As part of Stokes' Thm, do we need to show $\partial M$ is compact?

Question

I am reading Analysis on Manifolds by Munkres, this is from Section 37
Stokes' Theorem: Let M be a compact oriented $k$-manifold in $\mathbb{R}^n$, $A \subseteq \mathbb{R}^n$ open s.t. $M \subseteq A$, $\omega$ a $(k-1)$-form defined on $A$

• If $\partial M \neq \emptyset$, give it the induced orientation, then $\int_M d \omega =\int_{ \partial M} \omega$
• If $\partial M = \emptyset$, then $\int_M d \omega$=0.

I just have a bookkeeping question: in order to show this, do we need to show $M$ compact implies $\partial M$ is compact?
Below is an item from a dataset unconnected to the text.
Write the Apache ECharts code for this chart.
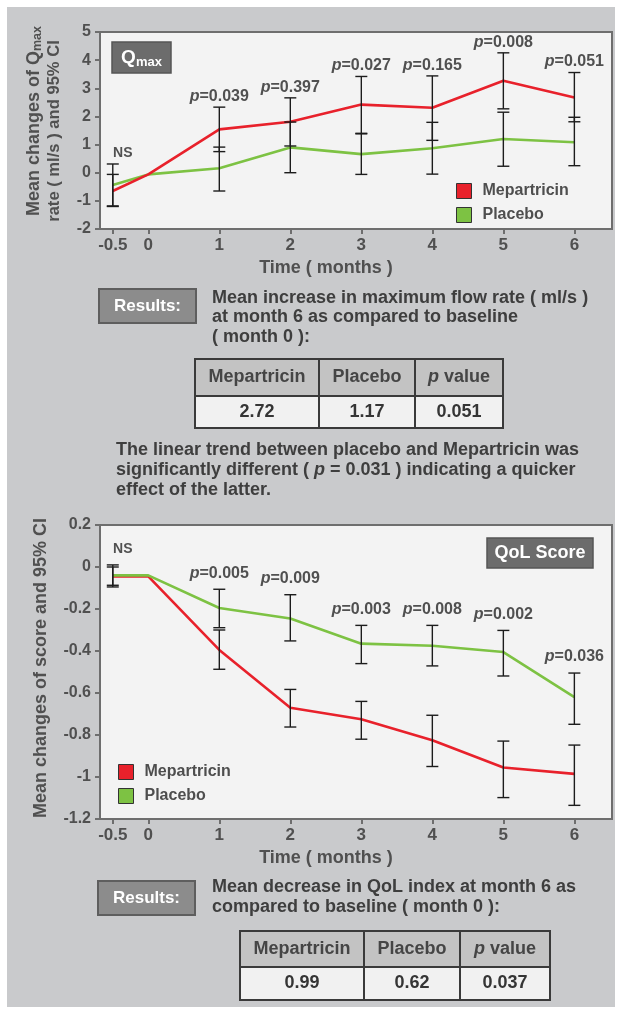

Munkres only defines integrals of $k$-forms over compact, so it seems we need that to make sense of $\int_{ \partial M} \omega$. But it's not mentioned in the proof, and looking back through earlier sections I don't think Munkres mentions it either. Since I am new to this subject, I am genuinely confused. Any help is greatly appreciated.

Answer 1

If $M$ is a manifold with boundary, then the interior of $M$ is an open set (since every point has a neighborhood diffeomorphic to $\mathbb{R}^n$, and then every point in that neighborhood is also in the interior). So the boundary $\partial M$ is a closed subset of $M$. If $M$ is compact, this means $\partial M$ is automatically compact as well.